The Reality of Our Testing Process
Most window reviews are written by marketers who’ve never held a caulk gun or read a thermal imaging report. They aggregate manufacturer brochures. They copy specification sheets. They publish.
We reject that model entirely.
At Elite Window Works, we treat building science with absolute precision. We install the units. We measure the heat loss. We track the actual energy consumption over time. Our review process exists to separate marketing claims from operational reality. You need to know if a fiberglass frame will warp under sustained direct sunlight. You need to know if the argon gas fill actually impacts your winter heating bill.
Three months of testing. Zero shortcuts. Real results.
How We Select Products
We ignore the noise of industry press releases. We focus strictly on the friction points installers and homeowners actually face. When selecting window lines, glass packages, or installation materials to review, we look at local climate demands and structural longevity.
We source products based on three strict requirements.
- Verifiable NFRC Ratings: If a manufacturer hides their National Fenestration Rating Council data, we drop them immediately.
- Supply Chain Transparency: We track where the extrusions are made and where the glass is cut.
- Contractor Demand: We test the units that local crews are actually being asked to install.
Our Evaluation Protocol
We don’t guess. We measure.
Our evaluation criteria anchor directly to physical performance. We test two distinct phases of a window’s lifecycle.
Thermal and Pressure Testing
We use FLIR thermal imaging cameras to identify cold spots around the sashes. We run blower door tests to quantify air infiltration rates before and after installation. We want to see exactly how the weatherstripping performs under negative pressure. We measure argon gas retention over time.
Installation Friction
A window that performs perfectly in a lab but requires impossible tolerances to install is a bad window. We evaluate the rigidity of the nailing fin. We test the hardware. We document every stripped crank handle and every misaligned locking mechanism. If the factory weatherstripping tears during a standard plumb and square adjustment, we write about it.
The Time We Commit
A weekend test tells you absolutely nothing about a window.
We require a minimum 90-day installation cycle for any major product review. We need to watch the materials react to environmental stress. We want to see the vinyl expand in the afternoon heat and contract during the midnight frost. We monitor the sealant joints for micro-cracking.
We track the data daily. We log the temperature differentials. We wait for the flaws to reveal themselves.
What We Refuse to Cover
Limitations build credibility. We don’t review everything.
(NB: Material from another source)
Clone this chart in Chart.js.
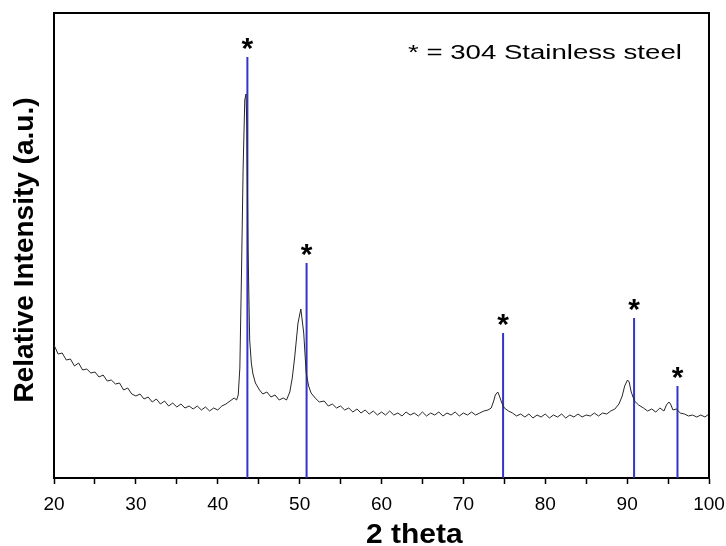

We explicitly decline to cover big-box store, off-the-shelf builder grade windows. Those products serve a specific budget market, but they don’t meet our standards for measurable energy savings or long-term reliability. We don’t review temporary storm windows. We don’t test DIY peel-and-stick weatherstripping kits.
If a product is designed to be a temporary bandage rather than a permanent architectural upgrade, it doesn’t belong on this site.
The People Running the Tests
Data requires rigorous interpretation. Ghada Atef leads our analytical testing. Her background as a Linux and cloud-native expert brings an entirely different level of computational rigor to building science. She tracks thermal bridging data, pressure differentials, and energy consumption metrics with the exact same precision used for monitoring enterprise server loads. She builds the data models that prove whether a window actually saves you money.
Our field team handles the physical reality. They’ve spent decades pulling rotted sashes and framing new rough openings. They know exactly how a premium composite frame should feel. They spot the manufacturing shortcuts that data alone can’t catch.
How We Update Our Findings
Window technology shifts. Extrusion processes change. Hardware suppliers get bought out.
We revisit our core product recommendations every six months. If a previously recommended casement window starts showing premature seal failure in the field, we pull it from our top list. We update the review. We explain exactly what failed and why our stance changed.
We leave the old data visible for context. You deserve to see the complete history of a product’s performance.